We follow the Curriculum with Unity Partnership (CUSP) reading curriculum, which has deliberately chosen texts with:
- Diverse representation
- Relevant social issues
- Big ethical questions
- Moral dilemmas
- Joyful literary experiences
- Aspirational themes and vocabulary
In each reading module, pupils and teachers read and engage with both the core text and bespoke supplementary texts to ensure pupils are exposed to a range of genres and disciplinary reading.
From Years 1 to 6, these sessions apply the following structure:
- Explicit vocabulary instruction of tier 2 and tier 3 vocabulary.
- Teacher, paired, individual, or whole class reading of the text, using specific strategies to develop fluency, prosody and comprehension.
- Teacher explanation of theme, skill or knowledge to be learned.
- Teacher modelled example.
- Teacher/pupil guided example.
- Pupil's individual task and challenge.
- Live feedback, usually under the visualiser.
Each session structure is guided through session specific task strips. Task design on these strips promotes deep thinking and reasoning. A range of question types promote conceptual fluency and there is a careful architecture of response frameworks.
See the attachment below to see some of the inspirational texts which form part of our literature spine.
For more information, please visit the CUSP website, here.
CUSP Writing Curriculum
At St. George's, we believe in the connectedness of vocabulary instruction, reading, transcriptional fluency and subject specific knowledge to writing. If pupils are able to draw upon a bank of words, knowledge and writing conventions, cognitive space is left for pupils to focus on the content of their writing.
This is why we have chosen to implement the Curriculum with Unity School Partnership (CUSP) curriculum for writing.
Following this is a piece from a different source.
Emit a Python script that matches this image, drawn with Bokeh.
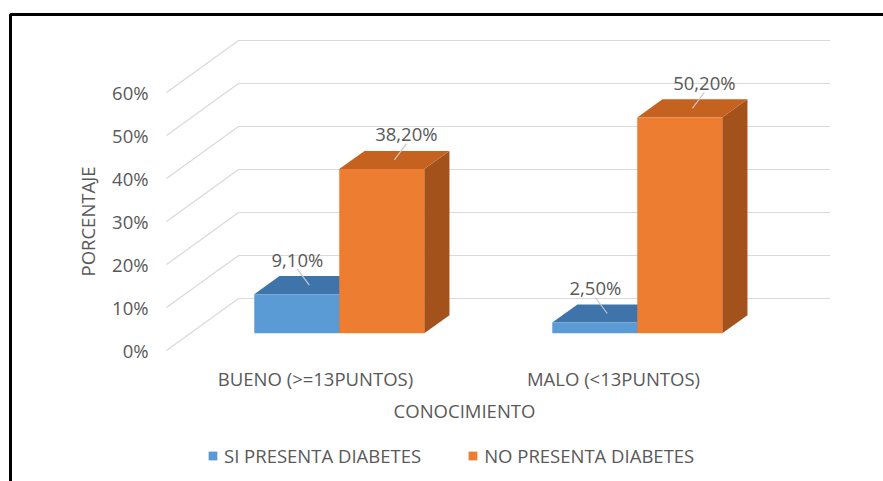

CUSP writing often uses other CUSP topics (our wider curriculum sequences of learning) as a stimulus for writing, meaning new vocabulary and knowledge is recycled and reused in writing sessions, meaning sessions can have an explicit grammar or text convention focus.
Each writing cycle takes place over a two-week module, which follows this process:
- Identify the context, purpose and audience for writing.
- Immerse pupils in quality models.
- Use worked examples to instruct and model key conventions and grammatical objectives, with opportunities for deliberate practice.
- Create a clear outline of the structure.
- Insert your own content.
- Internalise your text and its components.
- Record your writing, reading it aloud regularly.
- Edit your writing as you go for meaning secretarially for impact.
- Evaluate your writing against its intended purpose.
Each writing cycle has its own example of a high quality model text which includes age-related grammatical and vocabulary choices, as well as a knowledge strip which breaks down the conventions which will be internalised throughout the module.
Similar text types are revisited within year groups and across key stages so pupils have the opportunity to improve their knowledge over time. We have adapted the long term sequence for writing and also included picture book stimuli to support pupils' planning of ideas. Our long-term writing sequence can be found below.
For more information, please visit the CUSP website, here.
To support children's understanding of sentence structure, we include regular 'Sentence Blocks' practice. Children are taught the ingredients of a one-clause sentence building up to a multi-clause sentence, and how these can be manipulated to create varied sentences. Coloured rectangles or 'blocks' are used to represent different clauses. Children use these blocks to rearrange sentences, identify clauses in texts and write different types of sentence. We have devised a 'Sentence Blocks' progression map which shows the types of sentences children learn in different years, which can be found here.
Writing is assessed using our writing progress model, which outlines the key aspects to be included in writing in order for a child to be meeting age related expectations. The writing progress model is attached below. This is supplemented with national assessment points using comparative judgement using the nomoremarking website, which can be viewed here.
Direct Teaching of Spelling
To develop our pupils' fluency in spelling, we implement the CUSP spelling curriculum, which is comprehensive, systematic and progressive. The underpinning principles are:
- Teaching of spelling concepts
- Pattern spotting
- High volume of engagement with print
- Systematic revisiting
- Additional time given to complex concepts with common errors
- Zoom in on the composition of words
- Spelling and word meaning are intrinsically linked
- CUSP principles of direct instruction
Classes have two discrete spelling sessions each week and a third session focusing on spelling within their writing in a writing lesson. The long term sequence of CUSP spelling is attached below, showing which concepts are taught in each year group.
Fluency in handwriting
At St. George's, we believe that fluent, legible handwriting is incredibly important.
Fluency of handwriting frees up cognitive load for the pupil when writing, as they do not have to preoccupy working memory with transcription. Fluency of handwriting is not just a basic skill, it is freeing and empowering. Therefore, we place value on it.
Likewise, neat, legible handwriting frees up cognitive load for the reader as less stress is placed on working memory on deciphering. The reader can concentrate on the magnificent language and grammatical choices our pupils are capable of making when handwriting is neat.
At St. George's, we practice handwriting in explicit handwriting sessions three times a week from Year 1 upwards, using the agreed script from the attached handwriting progression documents.
This teaches letter formation and then specific joins. This means that our handwriting policy fully links with guidance from the Dfe over phonics schemes not using pre-cursive script.
Of course, handwriting is modelled across the curriculum, especially in modelled writing and phonics sessions. Our handwriting scripts are displayed in all classes so that teachers and children can refer to them to support progress.
To support children's progress in handwriting, we award badges in our Celebration Worship. All children have the attached handwriting progress sheets in their writing books so they can track their own progress and teachers can give specific next steps, so they can earn their next badge. Children start on Handwriting Progress 1 and move to Handwriting Progress 2 once they learn to join.